La tétrazine a permis de créer de premiers fluorophores photoactivables tétrazinique ; ces « photodéclencheurs » sont comme des interrupteurs permettant par exemple d'allumer ou d'éteindre des sondes fluorescentes et donc de provisoirement rendre visible des organites intracellulaires ou des protéines-cibles que l'on peut alors observer de manière dynamique dans des organismes vivants[8]. Le mécanisme de photoactivation diffère de celui des photodéclencheurs autrement les plus utilisés (groupes O-nitrobenzyle et nitrophénéthyle...) où l'« extincteur de fluorescence » est photodécomposé pour restaurer la fluorescence lors d'une irradiation lumineuse : la tétrazine permet d'éteindre la fluorescence de divers fluorophores via un transfert d'énergie par liaison. Une irradiation lumineuse provoque ensuite une réaction de photolyse dans les fragments tétrazine inhibés, qui génère deux nitriles et de l'azote moléculaire non cytotoxique, restaurant ainsi la fluorescence des fluorophores[8].
Il est même possible d'ainsi obtenir visuellement des informations sur l'activité et la localisation de l'ADN[9]
Pyrotechnie
Divers dérivés (sels) de tétrazines et leurs comportements thermiques[10], étudiés avec attention dans les années 2010 (car a priori moins polluants que la plupart de leurs équivalents)[11] sont hautement denses en énergie[12],[13],[14],[15],[16],[17],[18] et susceptible d'être utilisés comme explosifs (car susceptibles de pouvoir être stabilisés et de générer après ignition instantanément une grande quantité de gaz)[19] :
nitrate de 3,6-diguanidino-1,2,4,5-tétrazine-1,4-di-N-oxyde[20] ;
perchlorate de 3,6-diguanidino-1,2,4,5-tétrazine-1,4-di-N-oxyde[20] ;
3,6-bis(1H-1,2,3,4-tétrazole-5-ylamino)-1,2,4,5-tétrazine et son dérivé 1,4-di-N-oxyde[20] ;
3,3′-azobis (6-amino-1,2,4,5-tétrazine) et ses produits d'oxydation[20].
Certaines de ces formules pourraient être utilisées pour produire de nouveaux propergols, munitions ou explosifs plus « verts » que ceux actuellement disponibles sur le marché[21].
En Russie, Zyuzin & al. (2021) suggèrent l'utilisation 1,2,4,5-Tetrazine N-Oxydes comme propergol solide pour fusées[22].
Chen & al. (2022) suggère l'utilisation de sels de métaux alcalins de 3,6‐bis‐nitroguanyl‐1,2,4,5‐tetrazine en tant que substitut potentiel aux composants pyrotechniques contenant du perchlorate polluants[23].

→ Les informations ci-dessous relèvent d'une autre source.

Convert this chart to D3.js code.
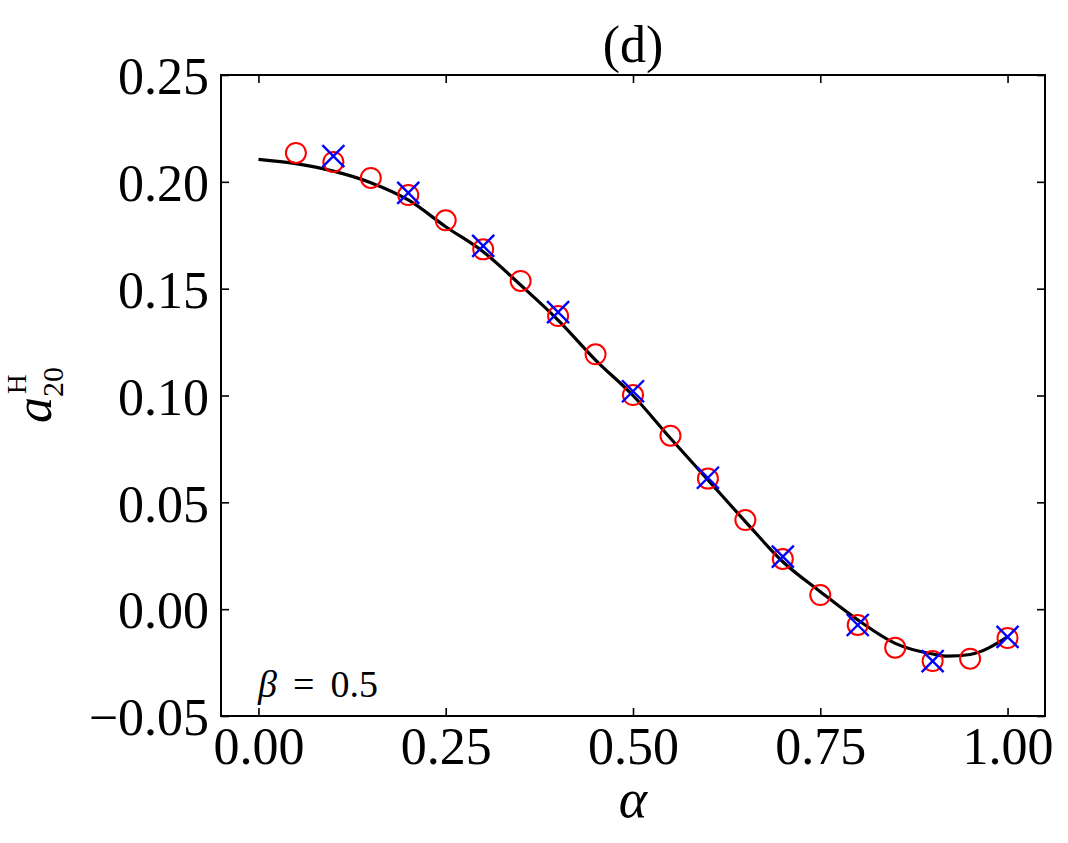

L'utilisation de certains dérivés de tétrazine (portant des groupes fonctionnels de type carboxylates ou esters ou encore amines primaires) ont permis des réactions de polymérisation et post-polymérisation rapides et caractérisées par un taux important de conversion des chaînes latérales (> 99%), générant des polymères fonctionnels dans des solvants organiques et aqueux, sans besoin d'additifs ni de catalyseur[24].
Culture populaire
Le film Goliath (2022) est une fiction qui met en scène les effets néfastes d'un produit phytosanitaire sur la santé des paysans. Dans le film, il est nommé « tétrazine ».